**Exercise prompt**
Extract the complete data exactly as given.

** Begin Data supplied **

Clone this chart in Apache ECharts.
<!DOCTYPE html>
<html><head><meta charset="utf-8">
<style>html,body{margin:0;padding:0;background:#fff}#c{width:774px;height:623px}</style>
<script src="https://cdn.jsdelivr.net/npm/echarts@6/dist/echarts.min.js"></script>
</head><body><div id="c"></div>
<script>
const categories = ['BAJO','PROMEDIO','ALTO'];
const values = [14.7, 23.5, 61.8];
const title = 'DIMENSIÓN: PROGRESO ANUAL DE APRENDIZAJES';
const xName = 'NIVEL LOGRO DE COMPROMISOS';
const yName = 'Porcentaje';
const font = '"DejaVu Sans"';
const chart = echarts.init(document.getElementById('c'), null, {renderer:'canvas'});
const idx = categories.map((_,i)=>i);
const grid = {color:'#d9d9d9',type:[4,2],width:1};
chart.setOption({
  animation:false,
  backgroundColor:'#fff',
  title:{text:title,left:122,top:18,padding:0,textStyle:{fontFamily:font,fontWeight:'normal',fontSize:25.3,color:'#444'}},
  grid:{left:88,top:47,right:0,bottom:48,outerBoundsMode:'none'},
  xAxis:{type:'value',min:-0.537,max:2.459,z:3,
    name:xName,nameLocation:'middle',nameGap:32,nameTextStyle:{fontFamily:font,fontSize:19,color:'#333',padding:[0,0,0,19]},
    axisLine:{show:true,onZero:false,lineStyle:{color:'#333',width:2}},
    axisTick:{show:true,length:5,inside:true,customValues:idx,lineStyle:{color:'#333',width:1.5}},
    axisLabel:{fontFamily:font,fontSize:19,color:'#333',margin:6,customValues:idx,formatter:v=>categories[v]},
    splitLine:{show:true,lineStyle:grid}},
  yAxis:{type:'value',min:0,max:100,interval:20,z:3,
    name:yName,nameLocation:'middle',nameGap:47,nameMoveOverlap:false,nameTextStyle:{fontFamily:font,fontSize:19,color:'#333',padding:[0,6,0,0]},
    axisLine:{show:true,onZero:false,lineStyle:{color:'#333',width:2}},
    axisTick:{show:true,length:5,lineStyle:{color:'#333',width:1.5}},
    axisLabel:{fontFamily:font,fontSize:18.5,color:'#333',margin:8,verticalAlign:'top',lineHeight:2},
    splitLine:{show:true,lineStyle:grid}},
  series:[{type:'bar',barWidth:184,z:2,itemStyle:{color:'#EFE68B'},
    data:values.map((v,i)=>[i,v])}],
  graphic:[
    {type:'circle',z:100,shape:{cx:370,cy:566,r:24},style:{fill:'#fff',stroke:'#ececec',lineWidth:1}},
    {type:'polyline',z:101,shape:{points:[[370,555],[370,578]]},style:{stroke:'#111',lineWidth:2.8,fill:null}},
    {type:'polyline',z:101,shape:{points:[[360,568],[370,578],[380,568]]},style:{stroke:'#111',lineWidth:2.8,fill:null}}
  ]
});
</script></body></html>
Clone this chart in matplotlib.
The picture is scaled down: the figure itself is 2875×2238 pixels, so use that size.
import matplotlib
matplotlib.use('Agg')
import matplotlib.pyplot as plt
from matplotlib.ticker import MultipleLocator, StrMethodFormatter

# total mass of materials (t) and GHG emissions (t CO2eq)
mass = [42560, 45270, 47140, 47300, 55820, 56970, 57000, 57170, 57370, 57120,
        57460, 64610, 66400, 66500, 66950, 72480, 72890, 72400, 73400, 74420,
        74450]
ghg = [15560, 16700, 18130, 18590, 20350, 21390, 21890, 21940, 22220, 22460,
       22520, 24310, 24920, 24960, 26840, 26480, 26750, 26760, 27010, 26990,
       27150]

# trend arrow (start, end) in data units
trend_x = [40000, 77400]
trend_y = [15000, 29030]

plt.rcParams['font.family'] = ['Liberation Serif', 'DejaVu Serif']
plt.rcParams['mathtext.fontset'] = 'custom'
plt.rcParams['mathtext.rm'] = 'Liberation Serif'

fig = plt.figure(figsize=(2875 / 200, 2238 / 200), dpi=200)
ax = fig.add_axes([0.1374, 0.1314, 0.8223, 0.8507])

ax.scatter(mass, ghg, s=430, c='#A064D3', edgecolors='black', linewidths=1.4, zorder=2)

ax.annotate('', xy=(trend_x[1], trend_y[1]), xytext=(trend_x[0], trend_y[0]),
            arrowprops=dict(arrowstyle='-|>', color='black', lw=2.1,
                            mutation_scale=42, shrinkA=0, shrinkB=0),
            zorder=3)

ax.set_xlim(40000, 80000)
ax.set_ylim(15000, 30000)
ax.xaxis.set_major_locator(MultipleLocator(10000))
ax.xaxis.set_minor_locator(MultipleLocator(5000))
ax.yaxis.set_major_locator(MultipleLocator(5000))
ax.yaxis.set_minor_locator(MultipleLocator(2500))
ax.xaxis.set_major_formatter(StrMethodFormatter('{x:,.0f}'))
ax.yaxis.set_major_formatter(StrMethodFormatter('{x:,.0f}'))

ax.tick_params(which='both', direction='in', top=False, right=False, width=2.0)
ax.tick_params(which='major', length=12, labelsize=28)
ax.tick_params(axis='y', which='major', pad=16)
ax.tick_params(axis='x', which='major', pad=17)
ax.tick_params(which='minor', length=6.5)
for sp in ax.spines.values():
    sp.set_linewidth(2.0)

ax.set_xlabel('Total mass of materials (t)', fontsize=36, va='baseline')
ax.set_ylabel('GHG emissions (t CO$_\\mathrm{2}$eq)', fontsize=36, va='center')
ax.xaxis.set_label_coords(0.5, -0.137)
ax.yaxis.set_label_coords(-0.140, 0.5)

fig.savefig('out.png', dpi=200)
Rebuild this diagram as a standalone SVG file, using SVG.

** End Data supplied **

**Expected answer**
Clone this chart in Apache ECharts.
<!DOCTYPE html>
<html><head><meta charset="utf-8">
<style>html,body{margin:0;padding:0;background:#fff}#c{width:774px;height:623px}</style>
<script src="https://cdn.jsdelivr.net/npm/echarts@6/dist/echarts.min.js"></script>
</head><body><div id="c"></div>
<script>
const categories = ['BAJO','PROMEDIO','ALTO'];
const values = [14.7, 23.5, 61.8];
const title = 'DIMENSIÓN: PROGRESO ANUAL DE APRENDIZAJES';
const xName = 'NIVEL LOGRO DE COMPROMISOS';
const yName = 'Porcentaje';
const font = '"DejaVu Sans"';
const chart = echarts.init(document.getElementById('c'), null, {renderer:'canvas'});
const idx = categories.map((_,i)=>i);
const grid = {color:'#d9d9d9',type:[4,2],width:1};
chart.setOption({
  animation:false,
  backgroundColor:'#fff',
  title:{text:title,left:122,top:18,padding:0,textStyle:{fontFamily:font,fontWeight:'normal',fontSize:25.3,color:'#444'}},
  grid:{left:88,top:47,right:0,bottom:48,outerBoundsMode:'none'},
  xAxis:{type:'value',min:-0.537,max:2.459,z:3,
    name:xName,nameLocation:'middle',nameGap:32,nameTextStyle:{fontFamily:font,fontSize:19,color:'#333',padding:[0,0,0,19]},
    axisLine:{show:true,onZero:false,lineStyle:{color:'#333',width:2}},
    axisTick:{show:true,length:5,inside:true,customValues:idx,lineStyle:{color:'#333',width:1.5}},
    axisLabel:{fontFamily:font,fontSize:19,color:'#333',margin:6,customValues:idx,formatter:v=>categories[v]},
    splitLine:{show:true,lineStyle:grid}},
  yAxis:{type:'value',min:0,max:100,interval:20,z:3,
    name:yName,nameLocation:'middle',nameGap:47,nameMoveOverlap:false,nameTextStyle:{fontFamily:font,fontSize:19,color:'#333',padding:[0,6,0,0]},
    axisLine:{show:true,onZero:false,lineStyle:{color:'#333',width:2}},
    axisTick:{show:true,length:5,lineStyle:{color:'#333',width:1.5}},
    axisLabel:{fontFamily:font,fontSize:18.5,color:'#333',margin:8,verticalAlign:'top',lineHeight:2},
    splitLine:{show:true,lineStyle:grid}},
  series:[{type:'bar',barWidth:184,z:2,itemStyle:{color:'#EFE68B'},
    data:values.map((v,i)=>[i,v])}],
  graphic:[
    {type:'circle',z:100,shape:{cx:370,cy:566,r:24},style:{fill:'#fff',stroke:'#ececec',lineWidth:1}},
    {type:'polyline',z:101,shape:{points:[[370,555],[370,578]]},style:{stroke:'#111',lineWidth:2.8,fill:null}},
    {type:'polyline',z:101,shape:{points:[[360,568],[370,578],[380,568]]},style:{stroke:'#111',lineWidth:2.8,fill:null}}
  ]
});
</script></body></html>
Clone this chart in matplotlib.
The picture is scaled down: the figure itself is 2875×2238 pixels, so use that size.
import matplotlib
matplotlib.use('Agg')
import matplotlib.pyplot as plt
from matplotlib.ticker import MultipleLocator, StrMethodFormatter

# total mass of materials (t) and GHG emissions (t CO2eq)
mass = [42560, 45270, 47140, 47300, 55820, 56970, 57000, 57170, 57370, 57120,
        57460, 64610, 66400, 66500, 66950, 72480, 72890, 72400, 73400, 74420,
        74450]
ghg = [15560, 16700, 18130, 18590, 20350, 21390, 21890, 21940, 22220, 22460,
       22520, 24310, 24920, 24960, 26840, 26480, 26750, 26760, 27010, 26990,
       27150]

# trend arrow (start, end) in data units
trend_x = [40000, 77400]
trend_y = [15000, 29030]

plt.rcParams['font.family'] = ['Liberation Serif', 'DejaVu Serif']
plt.rcParams['mathtext.fontset'] = 'custom'
plt.rcParams['mathtext.rm'] = 'Liberation Serif'

fig = plt.figure(figsize=(2875 / 200, 2238 / 200), dpi=200)
ax = fig.add_axes([0.1374, 0.1314, 0.8223, 0.8507])

ax.scatter(mass, ghg, s=430, c='#A064D3', edgecolors='black', linewidths=1.4, zorder=2)

ax.annotate('', xy=(trend_x[1], trend_y[1]), xytext=(trend_x[0], trend_y[0]),
            arrowprops=dict(arrowstyle='-|>', color='black', lw=2.1,
                            mutation_scale=42, shrinkA=0, shrinkB=0),
            zorder=3)

ax.set_xlim(40000, 80000)
ax.set_ylim(15000, 30000)
ax.xaxis.set_major_locator(MultipleLocator(10000))
ax.xaxis.set_minor_locator(MultipleLocator(5000))
ax.yaxis.set_major_locator(MultipleLocator(5000))
ax.yaxis.set_minor_locator(MultipleLocator(2500))
ax.xaxis.set_major_formatter(StrMethodFormatter('{x:,.0f}'))
ax.yaxis.set_major_formatter(StrMethodFormatter('{x:,.0f}'))

ax.tick_params(which='both', direction='in', top=False, right=False, width=2.0)
ax.tick_params(which='major', length=12, labelsize=28)
ax.tick_params(axis='y', which='major', pad=16)
ax.tick_params(axis='x', which='major', pad=17)
ax.tick_params(which='minor', length=6.5)
for sp in ax.spines.values():
    sp.set_linewidth(2.0)

ax.set_xlabel('Total mass of materials (t)', fontsize=36, va='baseline')
ax.set_ylabel('GHG emissions (t CO$_\\mathrm{2}$eq)', fontsize=36, va='center')
ax.xaxis.set_label_coords(0.5, -0.137)
ax.yaxis.set_label_coords(-0.140, 0.5)

fig.savefig('out.png', dpi=200)
Rebuild this diagram as a standalone SVG file, using SVG.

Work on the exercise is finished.